= Stated task =
Can you write out every line from the start of the records below through the line containing "return [x0 /", leaving out any pictures?

= Material for this exercise =
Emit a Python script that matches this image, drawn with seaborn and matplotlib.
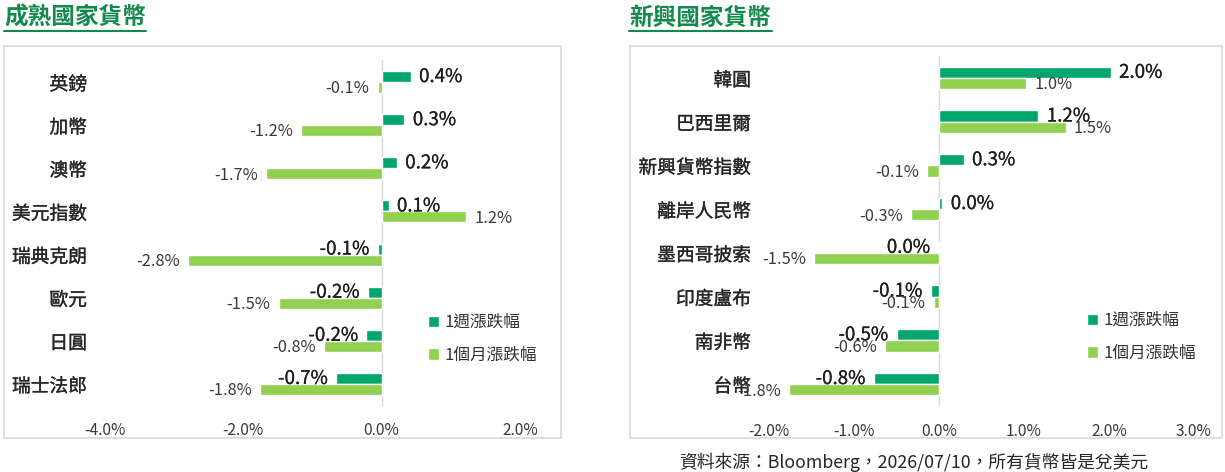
import pandas as pd
import matplotlib.pyplot as plt
import matplotlib.patheffects as pe
import seaborn as sns
from matplotlib.patches import Rectangle
from matplotlib.lines import Line2D

# data (percent)
dev_names = ['英鎊', '加幣', '澳幣', '美元指數', '瑞典克朗', '歐元', '日圓', '瑞士法郎']
dev_week = [0.42, 0.33, 0.22, 0.10, -0.06, -0.20, -0.22, -0.66]
dev_month = [-0.06, -1.16, -1.67, 1.22, -2.80, -1.49, -0.83, -1.76]

em_names = ['韓圓', '巴西里爾', '新興貨幣指數', '離岸人民幣', '墨西哥披索', '印度盧布', '南非幣', '台幣']
em_week = [2.02, 1.17, 0.29, 0.04, -0.01, -0.10, -0.50, -0.77]
em_month = [1.02, 1.49, -0.14, -0.33, -1.47, -0.06, -0.63, -1.76]

series = ['1週漲跌幅', '1個月漲跌幅']
dev_ticks = [-4, -2, 0, 2]
em_ticks = [-2, -1, 0, 1, 2, 3]

DARK = '#00A66B'
LIGHT = '#92D050'
TITLE_GREEN = '#138A4C'
FONT = ['Noto Sans CJK TC', 'DejaVu Sans']

sns.set_style('white')
plt.rcParams['font.family'] = FONT

W, H = 1225, 472
fig = plt.figure(figsize=(W / 100, H / 100), dpi=100)


def px(x0, y0, x1, y1):
    # pixel box (top-left origin) -> figure rect
    return [x0 / W, 1 - y1 / H, (x1 - x0) / W, (y1 - y0) / H]


def fmt(v):
    return f'{round(v, 1) + 0.0:.1f}%'


def semibold(color, lw=0.3):
    return [pe.withStroke(linewidth=lw, foreground=color)]


def panel(rect, names, week, month, ticks, title, title_box, frame, legend_at):
    df = pd.DataFrame({
        'name': names * 2,
        'value': week + month,
        'series': [series[0]] * len(names) + [series[1]] * len(names),
    })
    ax = fig.add_axes(rect)
    sns.barplot(data=df, y='name', x='value', hue='series', hue_order=series,
                palette=[DARK, LIGHT], orient='h', width=0.51, dodge=True,
                saturation=1, ax=ax, legend=True)
    ax.set_xlim(ticks[0], ticks[-1])
    ax.set_ylim(len(names) - 0.5, -0.5)
    ax.set_xticks(ticks)
    ax.set_xticklabels([f'{t:.1f}%' for t in ticks], fontsize=11.2, color='#383838')
    ax.set_yticklabels(names, fontsize=13.5, color='#262626')
    for t in ax.get_yticklabels():
        t.set_path_effects(semibold('#262626', 0.2))
    ax.tick_params(axis='x', length=0, pad=12)
    ax.tick_params(axis='y', length=0, pad=13)
    ax.set_xlabel('')
    ax.set_ylabel('')
    for s in ax.spines.values():
        s.set_visible(False)
    ax.axvline(0, color='#d9d9d9', lw=1, zorder=0)

    off = 0.1275
    for i, (w, m) in enumerate(zip(week, month)):
        ax.annotate(fmt(w), (w, i - off), xytext=(6 if w >= 0 else -6, 0),
                    textcoords='offset points', ha='left' if w >= 0 else 'right',
                    va='center', fontsize=13.5, color='#1e1e1e',
                    path_effects=semibold('#1e1e1e', 0.15))
        ax.annotate(fmt(m), (m, i + off + 0.03), xytext=(6 if m >= 0 else -6, 0),
                    textcoords='offset points', ha='left' if m >= 0 else 'right',
                    va='center', fontsize=11.8, color='#3a3a3a')

    handles, labels = ax.get_legend_handles_labels()
    leg = ax.legend(handles, labels, loc='upper left', bbox_to_anchor=legend_at,
                    bbox_transform=fig.transFigure, frameon=False, fontsize=12,
                    handlelength=0.65, handleheight=0.65, handletextpad=0.35,
                    labelspacing=0.95, borderpad=0, borderaxespad=0)
    for t in leg.get_texts():
        t.set_color('#333333')

    fig.text(title_box[0] / W, 1 - 18 / H, title, fontsize=17, fontweight='bold',
             color=TITLE_GREEN, ha='left', va='center')
    fig.add_artist(Line2D([title_box[0] / W, title_box[1] / W], [1 - 31 / H] * 2,
                          color=TITLE_GREEN, lw=1.5))
    fig.add_artist(Rectangle((frame[0] / W, 1 - frame[3] / H),
                             (frame[2] - frame[0]) / W, (frame[3] - frame[1]) / H,
                             transform=fig.transFigure, fill=False,
                             ec='#d9d9d9', lw=1.2))
    return ax


panel(px(105, 60.5, 520, 405.5), dev_names, dev_week, dev_month, dev_ticks,
      '成熟國家貨幣', (4, 146), (4, 46, 561, 438), (428 / W, 1 - 314 / H))
panel(px(769, 56, 1194, 406), em_names, em_week, em_month, em_ticks,
      '新興國家貨幣', (629, 772), (630, 46, 1222, 438), (1087 / W, 1 - 312 / H))

fig.text(914 / W, 1 - 462 / H, '資料來源：Bloomberg，2026/07/10，所有貨幣皆是兌美元',
         fontsize=12.8, color='#262626', ha='center', va='center')

fig.savefig('out.png', dpi=100)
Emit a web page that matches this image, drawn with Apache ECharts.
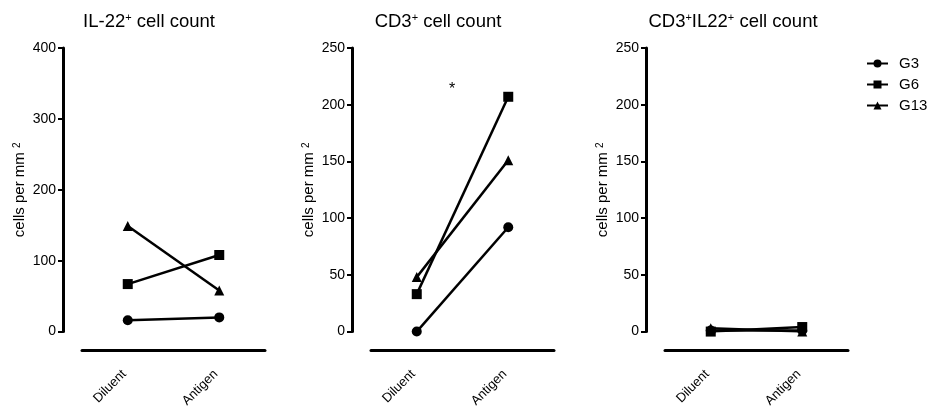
<!DOCTYPE html>
<html>
<head>
<meta charset="utf-8">
<script src="https://cdn.jsdelivr.net/npm/echarts@6/dist/echarts.min.js"></script>
<style>
  html, body { margin: 0; padding: 0; background: #fff; }
  #chart { width: 933px; height: 410px; }
</style>
</head>
<body>
<div id="chart"></div>
<script>
'use strict';

// data
var categories = ['Diluent', 'Antigen'];
var groups = ['G3', 'G6', 'G13'];
var symbols = ['circle', 'rect', 'triangle'];

var il22G3 = [16, 20],  il22G6 = [67, 108], il22G13 = [149, 58];
var cd3G3 = [0, 92],    cd3G6 = [33, 207],  cd3G13 = [48, 151];
var dblG3 = [1, 1],     dblG6 = [0, 4],     dblG13 = [3, 0];

var panelTitles = ['IL-22{s|+} cell count', 'CD3{s|+} cell count', 'CD3{s|+}IL22{s|+} cell count'];
var yMax = [400, 250, 250];
var yStep = [100, 50, 50];

var panelData = [
	[il22G3, il22G6, il22G13],
	[cd3G3, cd3G6, cd3G13],
	[dblG3, dblG6, dblG13]
];

var FONT = "'Liberation Sans', Arial, sans-serif";
var gridLeft = [82, 371, 665];
var titleX = [144, 433, 728];

var grids = [], xAxes = [], yAxes = [], series = [], titles = [];

panelData.forEach(function (rows, p) {
	grids.push({ left: gridLeft[p], width: 183, top: 48, height: 284 });
	titles.push({
		text: panelTitles[p],
		left: titleX[p],
		top: 7,
		textAlign: 'center',
		textStyle: {
			fontFamily: FONT, fontSize: 18.5, fontWeight: 'normal', color: '#000',
			rich: { s: { fontFamily: FONT, fontSize: 11, verticalAlign: 'top', color: '#000' } }
		}
	});
	xAxes.push({
		type: 'category',
		gridIndex: p,
		data: categories,
		offset: 19,
		axisLine: { onZero: false, lineStyle: { color: '#000', width: 3 } },
		axisTick: { alignWithLabel: true, length: 5, lineStyle: { color: '#000', width: 2 } },
		axisLabel: { rotate: 45, margin: 18, padding: [0, 5, 0, 0], color: '#000', fontFamily: FONT, fontSize: 13 },
		splitLine: { show: false }
	});
	yAxes.push({
		type: 'value',
		gridIndex: p,
		min: 0,
		max: yMax[p],
		interval: yStep[p],
		offset: 19,
		name: 'cells per mm {s|2}',
		nameLocation: 'middle',
		nameRotate: 90,
		nameGap: 36,
		nameTextStyle: {
			fontFamily: FONT, fontSize: 15, color: '#000',
			rich: { s: { fontFamily: FONT, fontSize: 10, verticalAlign: 'top', color: '#000' } }
		},
		axisLine: { show: true, onZero: false, lineStyle: { color: '#000', width: 3 } },
		axisTick: { show: true, length: 5, lineStyle: { color: '#000', width: 2 } },
		axisLabel: { margin: 7, color: '#000', fontFamily: FONT, fontSize: 14 },
		splitLine: { show: false }
	});
	rows.forEach(function (vals, g) {
		series.push({
			name: groups[g],
			type: 'line',
			xAxisIndex: p,
			yAxisIndex: p,
			data: vals,
			symbol: symbols[g],
			symbolSize: 10,
			showAllSymbol: true,
			animation: false,
			lineStyle: { color: '#000', width: 2.5 },
			itemStyle: { color: '#000', borderWidth: 0 }
		});
	});
});

var chart = echarts.init(document.getElementById('chart'));
chart.setOption({
	animation: false,
	backgroundColor: '#fff',
	title: titles,
	grid: grids,
	xAxis: xAxes,
	yAxis: yAxes,
	legend: {
		data: groups,
		orient: 'vertical',
		left: 861,
		top: 51,
		itemWidth: 21,
		itemHeight: 10,
		itemGap: 6,
		textStyle: { fontFamily: FONT, fontSize: 15, color: '#000', padding: [0, 0, 0, 6] }
	},
	graphic: [{
		type: 'text',
		x: 452,
		y: 90,
		style: { text: '*', fontFamily: FONT, fontSize: 16, fill: '#000', textAlign: 'center', textVerticalAlign: 'middle' }
	}],
	series: series
});
</script>
</body>
</html>
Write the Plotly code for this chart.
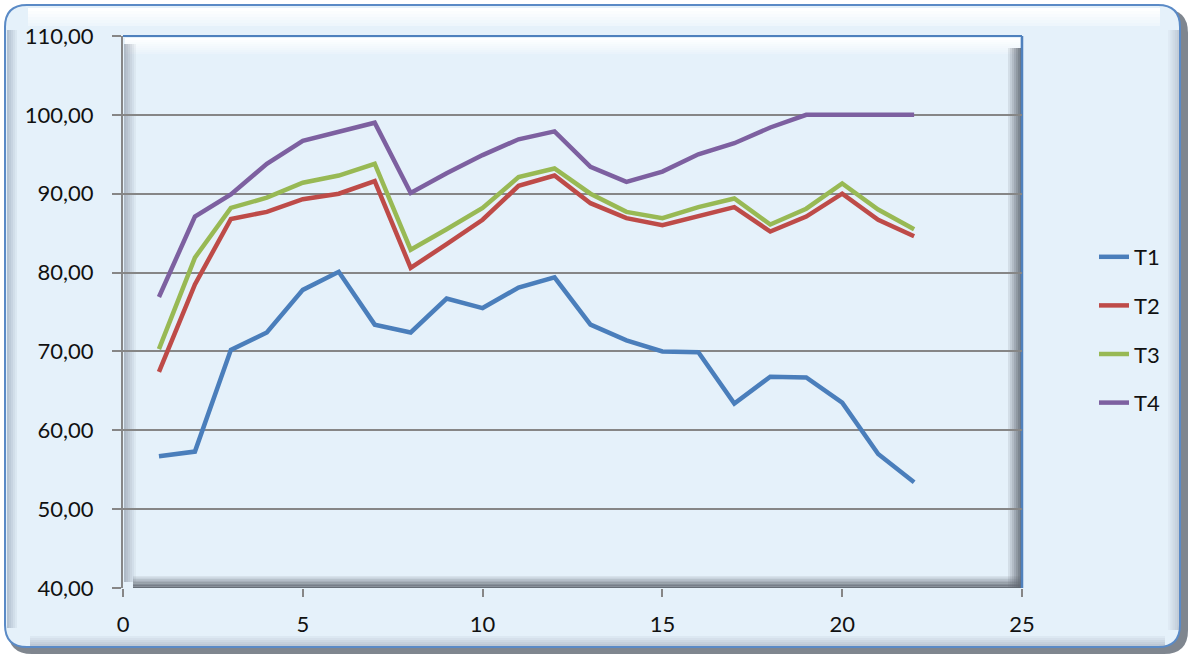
import plotly.graph_objects as go

# Measurement index and the four series
steps = list(range(1, 23))
t1 = [56.7, 57.3, 70.2, 72.4, 77.8, 80.1, 73.4, 72.4, 76.7, 75.5, 78.1,
      79.4, 73.4, 71.4, 70.0, 69.9, 63.4, 66.8, 66.7, 63.5, 57.0, 53.4]
t2 = [67.4, 78.5, 86.8, 87.7, 89.3, 90.0, 91.6, 80.6, 83.6, 86.7, 91.0,
      92.3, 88.8, 86.9, 86.0, 87.1, 88.3, 85.2, 87.1, 90.0, 86.7, 84.6]
t3 = [70.3, 81.9, 88.2, 89.5, 91.4, 92.3, 93.8, 82.9, 85.5, 88.2, 92.1,
      93.2, 90.0, 87.7, 86.9, 88.3, 89.4, 86.1, 88.1, 91.3, 88.0, 85.5]
t4 = [76.9, 87.1, 89.9, 93.8, 96.7, 97.8, 99.0, 90.1, 92.6, 94.9, 96.9,
      97.9, 93.4, 91.5, 92.8, 95.0, 96.4, 98.4, 100.0, 100.0, 100.0, 100.0]

series_names = ["T1", "T2", "T3", "T4"]
series_values = [t1, t2, t3, t4]
series_colors = ["#4a7ebb", "#be4b48", "#98b954", "#7d60a0"]

W, H = 1189, 654
L, R, T, B = 123, 1022, 36, 588  # plot area in pixels


def px(x):
    return (x - L) / (R - L)


def py(y):
    return (B - y) / (B - T)


def rounded_rect(x0, y0, x1, y1, r):
    pts = [
        f"M{px(x0 + r)},{py(y0)}",
        f"L{px(x1 - r)},{py(y0)}",
        f"Q{px(x1)},{py(y0)} {px(x1)},{py(y0 + r)}",
        f"L{px(x1)},{py(y1 - r)}",
        f"Q{px(x1)},{py(y1)} {px(x1 - r)},{py(y1)}",
        f"L{px(x0 + r)},{py(y1)}",
        f"Q{px(x0)},{py(y1)} {px(x0)},{py(y1 - r)}",
        f"L{px(x0)},{py(y0 + r)}",
        f"Q{px(x0)},{py(y0)} {px(x0 + r)},{py(y0)}",
        "Z",
    ]
    return " ".join(pts)


def rect(x0, y0, x1, y1, fill):
    return dict(type="rect", xref="paper", yref="paper", layer="below",
                x0=px(x0), x1=px(x1), y0=py(y1), y1=py(y0),
                fillcolor=fill, line=dict(width=0))


def band(x0, y0, x1, y1, rgb, a_start, a_end, axis, steps_n=8):
    """Soft gradient band built from thin strips; alpha runs start->end."""
    out = []
    for k in range(steps_n):
        a = a_start + (a_end - a_start) * k / (steps_n - 1)
        if axis == "x":
            w = (x1 - x0) / steps_n
            out.append(rect(x0 + k * w, y0, x0 + (k + 1) * w, y1,
                            f"rgba({rgb},{a:.3f})"))
        else:
            h = (y1 - y0) / steps_n
            out.append(rect(x0, y0 + k * h, x1, y0 + (k + 1) * h,
                            f"rgba({rgb},{a:.3f})"))
    return out


shapes = [
    # outer frame: shadow, then bordered panel
    dict(type="path", xref="paper", yref="paper", layer="below",
         path=rounded_rect(8, 9, 1188, 654, 24),
         fillcolor="#7f868f", line=dict(width=0)),
    dict(type="path", xref="paper", yref="paper", layer="below",
         path=rounded_rect(5, 5, 1180, 647, 22),
         fillcolor="#e5f1fa", line=dict(color="#5a8ac6", width=2)),
]
# highlight along the top of the frame, shading inside its edges
shapes += band(28, 8, 1160, 26, "255,255,255", 0.95, 0.35, "y", 6)
shapes += band(7, 30, 19, 628, "140,155,175", 0.55, 0.0, "x", 6)
shapes += band(1166, 30, 1179, 630, "150,160,175", 0.0, 0.45, "x", 6)
shapes += band(30, 634, 1165, 646, "150,160,175", 0.0, 0.5, "y", 6)

# plot area bevel
shapes += band(L + 2, 38, R - 2, 54, "255,255,255", 0.95, 0.2, "y", 8)
shapes += band(L + 1, 44, L + 15, 582, "130,140,155", 0.55, 0.0, "x", 7)
shapes += band(R - 16, 48, R, B, "95,102,112", 0.0, 0.9, "x", 8)
shapes += band(L + 10, B - 12, R, B, "95,102,112", 0.1, 0.95, "y", 8)
shapes += [
    # plot area top and right border
    dict(type="line", xref="paper", yref="paper", layer="below",
         x0=0, x1=1, y0=1, y1=1, line=dict(color="#4f81bd", width=2)),
    dict(type="line", xref="paper", yref="paper", layer="below",
         x0=1, x1=1, y0=0, y1=1, line=dict(color="#4f81bd", width=2.5)),
]

fig = go.Figure()
for i, (name, vals, col) in enumerate(zip(series_names, series_values, series_colors)):
    fig.add_trace(go.Scatter(
        x=steps, y=vals, name=name, mode="lines",
        line=dict(color=col, width=4.5),
        legendgroup=f"g{i}",
    ))

font_family = "Lato, 'Open Sans', sans-serif"

fig.update_layout(
    width=W, height=H,
    margin=dict(l=L, r=W - R, t=T, b=H - B),
    paper_bgcolor="white",
    plot_bgcolor="rgba(0,0,0,0)",
    separators=",.",
    font=dict(family=font_family, size=22, color="#111111"),
    shapes=shapes,
    showlegend=True,
    legend=dict(
        x=px(1094), y=py(236), xanchor="left", yanchor="top",
        bgcolor="rgba(0,0,0,0)", font=dict(size=22),
        tracegroupgap=17, itemwidth=30,
    ),
    xaxis=dict(
        range=[0, 25], dtick=5, tick0=0,
        showgrid=False, zeroline=False,
        showline=False,
        ticks="outside", ticklen=8, tickcolor="#868686", tickwidth=1.5,
        ticklabelstandoff=9,
    ),
    yaxis=dict(
        range=[40, 110], dtick=10, tick0=40,
        tickformat=".2f",
        showgrid=True, gridcolor="#868686", gridwidth=1.5,
        zeroline=False,
        showline=True, linecolor="#868686", linewidth=2,
        ticks="outside", ticklen=9, tickcolor="#868686", tickwidth=1.5,
        ticklabelstandoff=14,
    ),
)

fig.write_html("out.html")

= Correct response =
Emit a Python script that matches this image, drawn with seaborn and matplotlib.
import pandas as pd
import matplotlib.pyplot as plt
import matplotlib.patheffects as pe
import seaborn as sns
from matplotlib.patches import Rectangle
from matplotlib.lines import Line2D

# data (percent)
dev_names = ['英鎊', '加幣', '澳幣', '美元指數', '瑞典克朗', '歐元', '日圓', '瑞士法郎']
dev_week = [0.42, 0.33, 0.22, 0.10, -0.06, -0.20, -0.22, -0.66]
dev_month = [-0.06, -1.16, -1.67, 1.22, -2.80, -1.49, -0.83, -1.76]

em_names = ['韓圓', '巴西里爾', '新興貨幣指數', '離岸人民幣', '墨西哥披索', '印度盧布', '南非幣', '台幣']
em_week = [2.02, 1.17, 0.29, 0.04, -0.01, -0.10, -0.50, -0.77]
em_month = [1.02, 1.49, -0.14, -0.33, -1.47, -0.06, -0.63, -1.76]

series = ['1週漲跌幅', '1個月漲跌幅']
dev_ticks = [-4, -2, 0, 2]
em_ticks = [-2, -1, 0, 1, 2, 3]

DARK = '#00A66B'
LIGHT = '#92D050'
TITLE_GREEN = '#138A4C'
FONT = ['Noto Sans CJK TC', 'DejaVu Sans']

sns.set_style('white')
plt.rcParams['font.family'] = FONT

W, H = 1225, 472
fig = plt.figure(figsize=(W / 100, H / 100), dpi=100)


def px(x0, y0, x1, y1):
    # pixel box (top-left origin) -> figure rect
    return [x0 / W, 1 - y1 / H, (x1 - x0) / W, (y1 - y0) / H]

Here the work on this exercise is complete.